The Supreme Court issued an order declining to stop the revival of a prior Administriation’s border policy that requires asylum-seekers to wait in Mexico while their cases are reviewed by U.S. immigration judges. The high court’s conservative supermajority denied the current Administration’s emergency request to continue the suspension of a federal judge’s order that requires U.S. border officials to reinstate the program.
U.S. officials have now been instructed to stop processing and admitting asylum-seekers who were previously subjected to the Remain-in-Mexico rules. As of earlier this summer, the Biden administration had allowed 13,000 of these asylum-seekers to enter the U.S. and continue their cases there.
The order was placed against the current U.S. Administration, in a case filed by Texas and Louisiana against the Department of Homeland Security, in an attempt to force the Administration to comply with the mandatory detention provisions in the Immigration and Nationality Act, specifically sections applying to criminal aliens and aliens subject to final deportation orders.
The challenged program, known commonly as Remain in Mexico and formally as the Migrant Protection Protocols, applies to people who left a third country and traveled through Mexico to reach the U.S. border. After the policy was put in place at the beginning of 2019, tens of thousands of people waited for immigration hearings in tent encampments, often exposed to the elements and other forms of life-threatening situations.

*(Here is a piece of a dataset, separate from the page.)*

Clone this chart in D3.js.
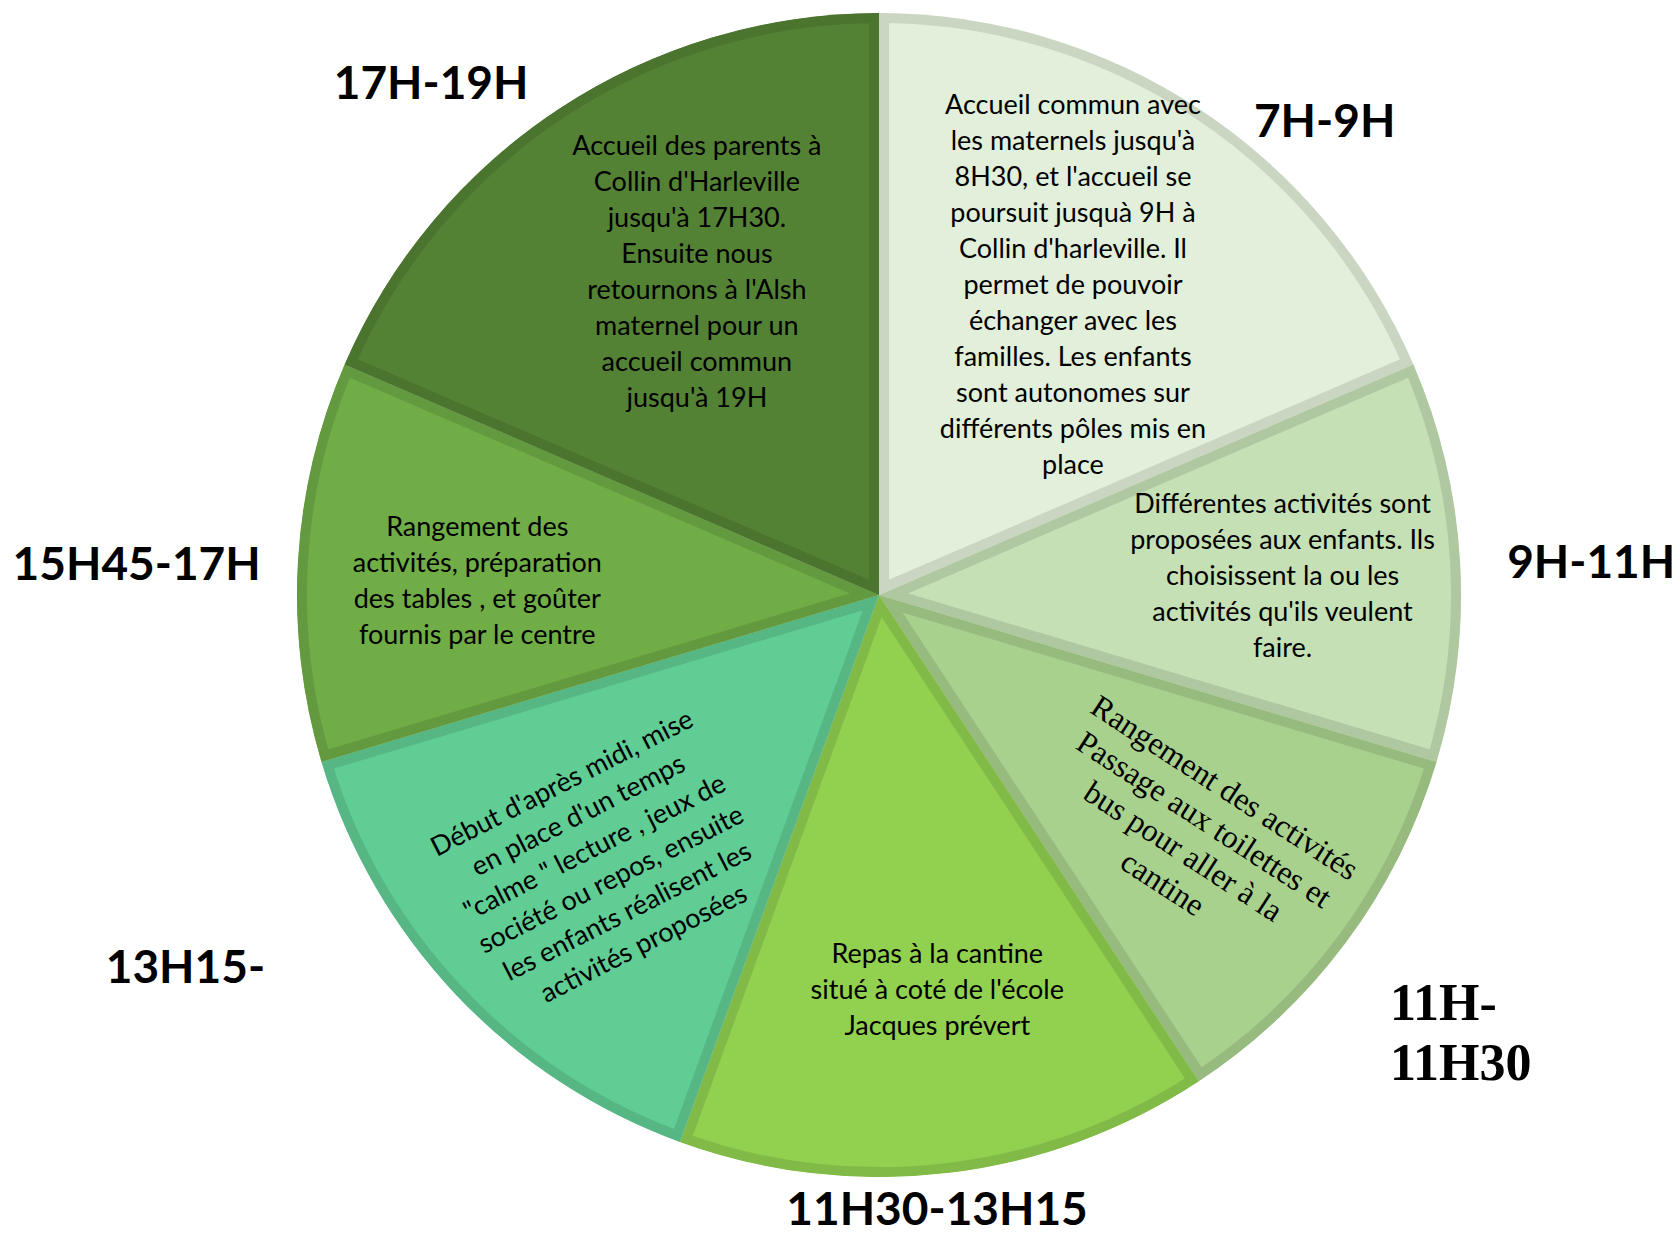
<!DOCTYPE html>
<html>
<head>
<meta charset="utf-8">
<script src="https://cdn.jsdelivr.net/npm/d3@7/dist/d3.min.js"></script>
<style>
  html, body { margin: 0; padding: 0; background: #ffffff; }
  svg { display: block; }
</style>
</head>
<body>
<script>
// ---- Data ----
const categories = ["7H-9H", "9H-11H", "11H-11H30", "11H30-13H15", "13H15-", "15H45-17H", "17H-19H"];
const values = [5, 3, 3, 4, 4, 3, 5];
const labelLines = [["7H-9H"], ["9H-11H"], ["11H-", "11H30"], ["11H30-13H15"], ["13H15-"], ["15H45-17H"], ["17H-19H"]];
const descriptions = [
  ["Accueil commun avec", "les maternels jusqu'à", "8H30, et l'accueil se", "poursuit jusquà 9H à", "Collin d'harleville. Il", "permet de pouvoir", "échanger avec les", "familles. Les enfants", "sont autonomes sur", "différents pôles mis en", "place"],
  ["Différentes activités sont", "proposées aux enfants. Ils", "choisissent la ou les", "activités qu'ils veulent", "faire."],
  ["Rangement des activités", "Passage aux toilettes et", "bus pour aller à la", "cantine"],
  ["Repas à la cantine", "situé à coté de l'école", "Jacques prévert"],
  ["Début d'après midi, mise", "en place d'un temps", "\"calme \" lecture , jeux de", "société ou repos, ensuite", "les enfants réalisent les", "activités proposées"],
  ["Rangement des", "activités, préparation", "des tables , et goûter", "fournis par le centre"],
  ["Accueil des parents à", "Collin d'Harleville", "jusqu'à 17H30.", "Ensuite nous", "retournons à l'Alsh", "maternel pour un", "accueil commun", "jusqu'à 19H"]
];
const fills = ["#e2efda", "#c5e0b4", "#a9d18e", "#92d050", "#60cd95", "#70ad47", "#548235"];

// ---- Layout (not data) ----
const W = 1676, H = 1236;
const cx = 879, cy = 595, R = 582, borderW = 10;
const labelPolar = [[43.2, 651], [87.3, 713], [130.5, 672], [174.6, 617], [241.8, 787], [272.4, 743], [318.8, 680]];
const labelAnchor = ["middle", "middle", "start", "middle", "middle", "middle", "middle"];
const textPolar = [[32, 366], [87.3, 404], [127.3, 396], [171.6, 399], [225.9, 385], [272.1, 402], [330.6, 371]];
const textRotate = [0, 0, 33, 0, -27, 0, 0];
const serifSlices = [2];

const sansFont = "Lato, 'Open Sans', sans-serif";
const serifFont = "'Liberation Serif', 'Times New Roman', serif";
const bodySize = 27, bodyLine = 36;
const labelSize = 46;
const serifBody = 32, serifLine = 38;
const serifLabel = 52, serifLabelLine = 60;

function polar(angDeg, r) {
  const a = angDeg * Math.PI / 180;
  return [cx + r * Math.sin(a), cy - r * Math.cos(a)];
}

const svg = d3.select("body").append("svg").attr("width", W).attr("height", H);
svg.append("rect").attr("width", W).attr("height", H).attr("fill", "#ffffff");

const pie = d3.pie().sort(null).value(d => d).startAngle(0).endAngle(2 * Math.PI);
const arcs = pie(values);
const arc = d3.arc().innerRadius(0).outerRadius(R);

const g = svg.append("g").attr("transform", `translate(${cx},${cy})`);
const defs = svg.append("defs");

arcs.forEach((a, i) => {
  defs.append("clipPath").attr("id", "clip" + i)
    .append("path").attr("d", arc(a));
});

g.selectAll("path.slice").data(arcs).enter().append("path")
  .attr("class", "slice")
  .attr("d", arc)
  .attr("fill", (d, i) => fills[i])
  .attr("stroke", (d, i) => d3.color(fills[i]).darker(0.32).formatHex())
  .attr("stroke-width", borderW * 2)
  .attr("stroke-linejoin", "miter")
  .attr("clip-path", (d, i) => `url(#clip${i})`);

// descriptions
descriptions.forEach((lines, i) => {
  const serif = serifSlices.includes(i);
  const fs = serif ? serifBody : bodySize;
  const lh = serif ? serifLine : bodyLine;
  const [x, y] = polar(textPolar[i][0], textPolar[i][1]);
  const t = svg.append("text")
    .attr("transform", `translate(${x},${y}) rotate(${textRotate[i]})`)
    .attr("text-anchor", "middle")
    .attr("font-family", serif ? serifFont : sansFont)
    .attr("font-size", fs)
    .attr("fill", "#000000");
  const n = lines.length;
  lines.forEach((ln, k) => {
    t.append("tspan").attr("x", 0)
      .attr("y", (k - (n - 1) / 2) * lh + fs * 0.35)
      .text(ln);
  });
});

// outer labels
labelLines.forEach((lines, i) => {
  const serif = serifSlices.includes(i);
  const fs = serif ? serifLabel : labelSize;
  const lh = serif ? serifLabelLine : labelSize;
  const [x, y] = polar(labelPolar[i][0], labelPolar[i][1]);
  const t = svg.append("text")
    .attr("text-anchor", labelAnchor[i])
    .attr("font-family", serif ? serifFont : sansFont)
    .attr("font-weight", "bold")
    .attr("font-size", fs)
    .attr("fill", "#000000");
  const n = lines.length;
  lines.forEach((ln, k) => {
    t.append("tspan").attr("x", x)
      .attr("y", y + (k - (n - 1) / 2) * lh + fs * 0.35)
      .text(ln);
  });
});
</script>
</body>
</html>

Immigration advocates criticized MPP, saying the policy subjected migrants, primarily from Central America to these dangerous conditions in Mexican border cities.
The previous U.S. Administration cited a “security and humanitarian crisis” along the U.S.-Mexican border in refusing to allow migrants seeking asylum, because of a fear of persecution in their home countries, to enter the United States ahead of hearings before immigration judges.